The Turkish Defence Ministry’s Undersecretariat for Defence Industries Ismail Demir confirmed that Turkey’s armed forces were to receive the Russian made S-400 surface to air missile system in July 2019, after a request by Ankara to speed up the delivery of the weapons system. The official stated regarding the delivery: “At the meeting of the High-Level Russian-Turkish Cooperation Council, we discussed the possibilities of cooperation in the defense industry area. The date of the start of supplies of S-400 air defense systems within the framework of the agreement signed with Russia was rescheduled for an earlier date and is planned for July 2019.”

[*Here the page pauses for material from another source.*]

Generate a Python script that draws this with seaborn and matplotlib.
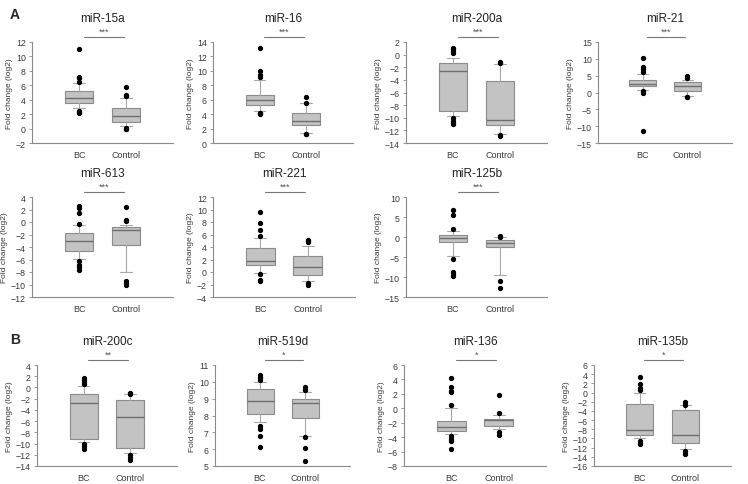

Turkish requests for an accelerated delivery of the S-400 came following significant pressure from the United States and the wider Western Bloc to cancel the acquisition and instead purchase a Western made air defence system. These requests were since obliged by Moscow, which has prioritised delivery of the weapons system to Ankara. While Western pressure has been considerable, and the United States has gone as far as to repeatedly threaten economic sanctions against Turkey and potentially even the withholding of advanced F-35 stealth fighters in response to the country’s acquisition, Turkey has not only sought to take a stance far closer to non alignment than other NATO members but also has significant need for the S-400 to protect its airspace from potential threats. Turkish President Recep Tayyip Erdoğan has notably referred to the S-400 as particularly useful for its ability to target the most advanced U.S. stealth aircraft such as the B-2 and F-22 - a reference which came in the wake of heightened tensions with Washington. The S-400 has been sought out by a number of longstanding Western arms clients due to its unique and truly unrivalled capabilities, which include its range, mobility, accuracy and counter stealth systems among other significant attributes. It was these capabilities which led Turkey to reject the U.S. made Patriot and Chinese HQ-9 in favour of the Russian platform.
Russia’s delivery of the S-400 to Turkey represents a part of Moscow’s strategy to strengthen strategic cooperation with the Asian NATO member, which has since begun close coordination with Moscow in its operations in Syria and made a notable shift away from the Western bloc. This capitalised on a souring of relations between Ankara and the West following a failed coup attempt against the country’s government in July 2016, which is suspected by President Erdoğan's government of having been supported by the Western bloc and a number of its Arab allies to bring Turkish policy closer into line with their own.